The 2001 strategy considered the backhaul requirements for five small towns. The speeds from 2000 look quaint (but remember, that even today the 26,000 population of the Western Isles shares one 34 Mb/s connection to the internet).

To adapt one of the key findings of the Digital Scotland working group to the language of the 2001 strategy, our Digital Scotland report finds that every 1,000 people require a backhaul bandwith of 32 Mb/s (at 25:1 contention, for 400 subscribers) to achieve subscriber speeds of 2 Mb/s – we argue that this is the minimum speed required for "functional internet access" in 2010.

By 2015, median speeds will have increased eight-fold. The minimum speed, available to all, should rise similarly, to 16 Mb/s, at which point a community of 1,000 will require 256 Mb/s of bandwidth. We should plan beyond that, for universal speeds of 128Mb/s in 2020.

Taking the 2000 populations, for ease of comparison, We see that each of these towns will require gigabit backhaul before 2015. This requires fibre. 
This why we recommend that every community of 2,000 people should have access to a fibre backhaul connection by 2015. Only fibre can provide the bandwidth required, just to satisfy the private demand.

The good thing is that once fibre reaches a community the backhaul issue will be resolved for decades to come. A single fibre can carry over 100 channels using different colours of light, and each channel can carry 100 Gb/s. Installing surplus fibre is cheap, so we can invest for the future as we provide for the present.

We must act now. Already many parts of Scotland cannot improve their internet connectivity for want of backhaul, and providers cannot extend mobile broadband coverage to many parts of Scotland for the same reason.



The primary aim first stated in 2001 has stood the test of time. It should still be the foundation for a strategy for the present:
  • to make affordable and pervasive broadband connections available to citizens and businesses across Scotland
We should still
  • ensure that every school has access to a rich online world in which it will be possible to communicate with others by text, voice or video.
  • ensure that all parts of the health service can transfer data and use telemedicine as necessary.
  • ensure that all local authorities can provide modern, customer focused services.
And public sector procurement is still a vital tool
  • Our objective is that, by providing broadband to the public sector, we stimulate providers to offer a wider range of services to business and individuals.
It is still true that
  • Higher bandwidth facilitates high volume data transfer and certain applications, such as video-streaming and concurrent design. If we are to have world-class education, world- class health services and globally competitive business, it will be vital that the latest applications can be used and for this we need “always on” broadband.
  • To be world-class, we need to be at the leading edge in the use of ICTs. That will require action to promote use, supplementing the stimulus of competition and the market.
  • Demand is important, but the market does not always respond quickly enough. Therefore the focus of this paper is how we ensure that when demand exists, services can be supplied.
In short, we need a world-class broadband telecommunications infrastructure.
We still find it difficult to plan because, "None of the maps of telecoms trunk and local networks in Scotland are either comprehensive or definitive. This is because firstly, this information is very largely commercial-in-confidence and secondly, the network is constantly evolving."
We still find that the issue of the lack of trunk capacity is a real constraint on the promotion of economic development in island and remote rural areas, and that island and remoter links are not robust. 

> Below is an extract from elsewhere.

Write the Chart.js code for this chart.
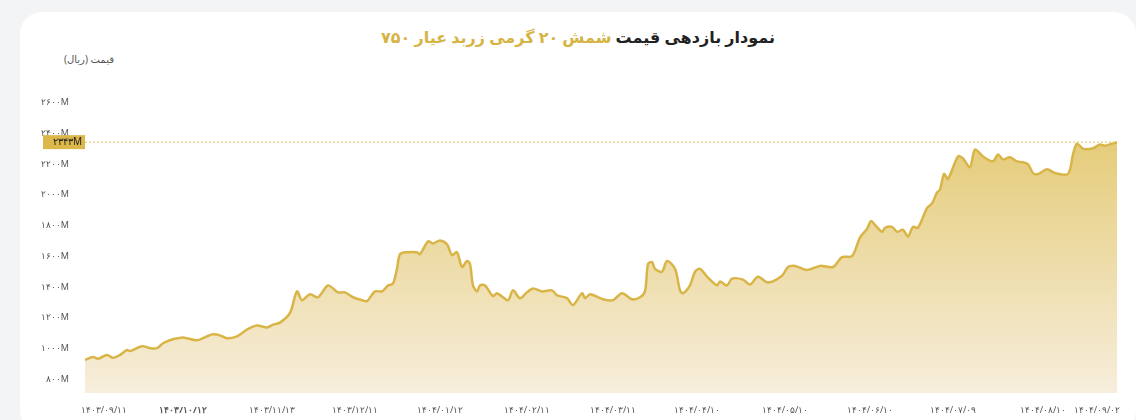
<!DOCTYPE html>
<html>
<head>
<meta charset="utf-8">
<script src="https://cdn.jsdelivr.net/npm/chart.js@4.4.1/dist/chart.umd.min.js"></script>
<style>
  body { margin: 0; background: #f3f4f6; font-family: "Noto Sans", "DejaVu Sans", sans-serif; }
  .card { position: absolute; left: 20px; top: 12px; width: 1116px; height: 420px; background: #fff; border-radius: 22px; }
  .title { position: absolute; left: 0; width: 1116px; top: 14px; text-align: center; direction: rtl; font-size: 16px; font-weight: bold; color: #222; }
  .title span { color: #d6b443; }
  .ytitle { position: absolute; left: 44px; top: 40px; font-size: 10px; color: #555; direction: rtl; }
  #wrap { position: absolute; left: 0; top: 48px; width: 1110px; height: 360px; }
</style>
</head>
<body>
<div class="card">
  <div class="title">نمودار بازدهی قیمت <span>شمش ۲۰ گرمی زربد عیار ۷۵۰</span></div>
  <div class="ytitle">قیمت (ریال)</div>
  <div id="wrap"><canvas id="myChart"></canvas></div>
</div>
<script>
// position along the time axis (trading steps) and price in million rial
let steps = [0,8,13,22,28,35,42,45,57,65,72,78,88,93,98,112,122,128,135,142,152,162,172,182,188,195,205,212,217,225,233,243,253,260,268,277,282,290,297,303,308,312,315,322,332,335,343,348,355,362,367,372,377,382,385,388,392,395,400,408,412,423,428,435,442,448,457,467,472,482,488,497,500,505,518,528,537,547,555,560,563,567,570,577,582,590,595,598,605,610,615,622,632,635,642,647,658,665,673,683,697,703,710,722,735,748,757,767,775,782,786,790,797,800,807,812,818,823,828,833,842,847,852,855,859,863,873,878,885,890,898,908,913,918,925,932,938,943,948,953,962,970,983,988,992,998,1007,1015,1020,1032];
let prices = [927,946,934,959,940,959,991,984,1016,1003,1003,1035,1061,1067,1073,1054,1080,1093,1086,1067,1080,1124,1150,1137,1156,1169,1232,1372,1315,1353,1334,1411,1366,1366,1334,1315,1309,1372,1372,1411,1423,1519,1614,1627,1627,1614,1697,1684,1703,1678,1608,1627,1531,1570,1550,1411,1372,1411,1411,1341,1360,1315,1379,1328,1366,1391,1372,1379,1347,1328,1283,1360,1328,1353,1321,1315,1360,1321,1334,1372,1550,1563,1519,1500,1570,1519,1379,1360,1411,1500,1519,1468,1411,1436,1411,1455,1449,1417,1468,1430,1474,1531,1538,1512,1538,1531,1595,1601,1722,1779,1830,1805,1760,1786,1792,1760,1773,1729,1792,1786,1913,1945,2015,2034,2136,2104,2250,2237,2180,2295,2250,2218,2263,2231,2244,2218,2212,2199,2142,2136,2167,2142,2136,2263,2333,2301,2301,2327,2320,2343];
let tickSteps = [19,98,187,270,355,442,528,612,700,785,868,958,1012];
let tickLabels = ["۱۴۰۳/۰۹/۱۱","۱۴۰۳/۱۰/۱۲","۱۴۰۳/۱۱/۱۳","۱۴۰۳/۱۲/۱۱","۱۴۰۴/۰۱/۱۲","۱۴۰۴/۰۲/۱۱","۱۴۰۴/۰۳/۱۱","۱۴۰۴/۰۴/۱۰","۱۴۰۴/۰۵/۱۰","۱۴۰۴/۰۶/۱۰","۱۴۰۴/۰۷/۰۹","۱۴۰۴/۰۸/۱۰","۱۴۰۴/۰۹/۰۲"];
let yTicks = [800,1000,1200,1400,1600,1800,2000,2200,2400,2600];
let lastPrice = 2343;

function fa(n) {
    return String(n).replace(/\d/g, d => "۰۱۲۳۴۵۶۷۸۹"[d]);
}

// dotted line + gold badge for the latest price
let lastLine = {
    id: 'lastLine',
    afterDraw(chart) {
        let c = chart.ctx, a = chart.chartArea;
        let y = chart.scales.y.getPixelForValue(lastPrice);
        c.save();
        c.strokeStyle = '#e2c252';
        c.lineWidth = 1;
        c.setLineDash([2, 2]);
        c.beginPath(); c.moveTo(a.left, y); c.lineTo(a.right, y); c.stroke();
        c.setLineDash([]);
        c.fillStyle = '#dcb84a';
        c.fillRect(a.left - 42, y - 7, 42, 14);
        c.fillStyle = '#222';
        c.font = '10px "Noto Sans"';
        c.textAlign = 'right'; c.textBaseline = 'middle';
        c.fillText(fa(lastPrice) + 'M', a.left - 3, y);
        c.restore();
    }
};

let myChart = document.getElementById("myChart").getContext("2d");
new Chart(myChart, {
    type: 'line',
    data: {
        datasets: [{
            data: steps.map((s, i) => ({ x: s, y: prices[i] })),
            borderColor: '#d9b548',
            borderWidth: 2.5,
            pointRadius: 0,
            tension: 0.3,
            fill: 'start',
            backgroundColor: ctx => {
                let a = ctx.chart.chartArea;
                if (!a) return 'rgba(226,196,99,0.5)';
                let g = ctx.chart.ctx.createLinearGradient(0, a.top, 0, a.bottom);
                g.addColorStop(0, '#e0c360');
                g.addColorStop(1, '#f7eedc');
                return g;
            }
        }]
    },
    options: {
        responsive: true,
        maintainAspectRatio: false,
        animation: false,
        layout: { padding: { top: 10, right: 13 } },
        plugins: { legend: { display: false }, tooltip: { enabled: false } },
        scales: {
            x: {
                type: 'linear', min: 0, max: 1032,
                grid: { display: false }, border: { display: false },
                afterBuildTicks: s => { s.ticks = tickSteps.map(v => ({ value: v })); },
                ticks: {
                    autoSkip: false, maxRotation: 0, color: '#555', padding: 4,
                    font: ctx => ({ family: 'Noto Sans', size: 9, weight: ctx.index === 1 ? 'bold' : 'normal' }),
                    callback: (v, i) => tickLabels[i]
                }
            },
            y: {
                min: 710, max: 2790,
                grid: { display: false }, border: { display: false },
                afterBuildTicks: s => { s.ticks = yTicks.map(v => ({ value: v })); },
                afterFit: s => { s.width = 65; },
                ticks: {
                    color: '#555', padding: 8,
                    font: { family: 'Noto Sans', size: 9 },
                    callback: v => fa(v) + 'M'
                }
            }
        }
    },
    plugins: [lastLine]
});
</script>
</body>
</html>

It is still the case that Monopoly provision persists in rural and remote areas. The 2001 concern about whether it will achieve future widespread commercial provision of broadband services to meet anticipated demand, has given way to certainty that it will not.

The key challenge remains: how to build on existing network strengths whilst addressing the shortcomings of the existing infrastructure, particularly in rural areas.